I recently had a conversation with someone who just changed customer-facing jobs. Beyond the dynamics of salary, benefits, and the myriad of other factors that influenced her decision to move on to the next professional opportunity, the way she described her former position stuck with me: “I didn’t like that I couldn’t see customer issues through to resolution.” A customer would bring a problem to her attention and she, per policy, would be required to pass it up the customer resolution chain to be handled…or not, as was sometimes the case. As someone who takes exemplary initiative, she was dissatisfied operating within a system that didn’t allow her to build relationships with customers by personally delivering solutions in those critical service-recovery moments.

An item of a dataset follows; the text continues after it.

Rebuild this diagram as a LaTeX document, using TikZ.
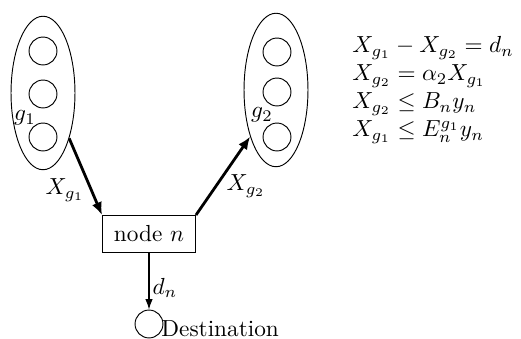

Most discouraging was her realization that when those in the ranks above her did not handle issues promptly, appropriately, or at all, the customer perceived her to be unresponsive, apathetic, unmotivated, or lazy. Understandably, this protocol would drain the morale out of most anybody.
A respected colleague of mine, Micah Solomon, author of High-Tech High-Touch Customer Servicewrites on Forbes.com , “Standards help ensure that every part of your service reflects the best way your company knows to perform it—a prescription that your autonomously performing employees can then feel free to adapt to suit the needs and wishes, expressed or unexpressed, of the customers they’re actually facing at the moment.”
Yes, there is a degree of trust and confidence you must have in your front-line staff to empower them with autonomy. Sometimes the endless damage control procedures that seem to involve the entire chain of command are simply control mechanisms – an effort to ensure that your business’ service standards are met reasonably consistently, regardless of who was working the front desk. In other words – they are thought to prevent folks from going rouge and thus screwing anything up too badly. You can see how demeaning this thinking can be to the engaged employees who are on the floor, behind the desk, on the phone – interacting with customers most regularly.
Ask yourself: Are your service standards static expressions that describe an ideal customer interaction? Or, do your standards provide a framework to help front-line employees discern how they can personally and promptly make it right for a customer in the not-so-ideal interactions? Standards that provide employees with functional tools to guide their judgment when faced with issues are a relatively low-risk, high-reward way to improve both your customer and employee experiences.
If you hire talent, set guard rails as to what is acceptable, and then let your team members improvise to solve problems – YOU, YOUR team members, and YOUR customers WIN!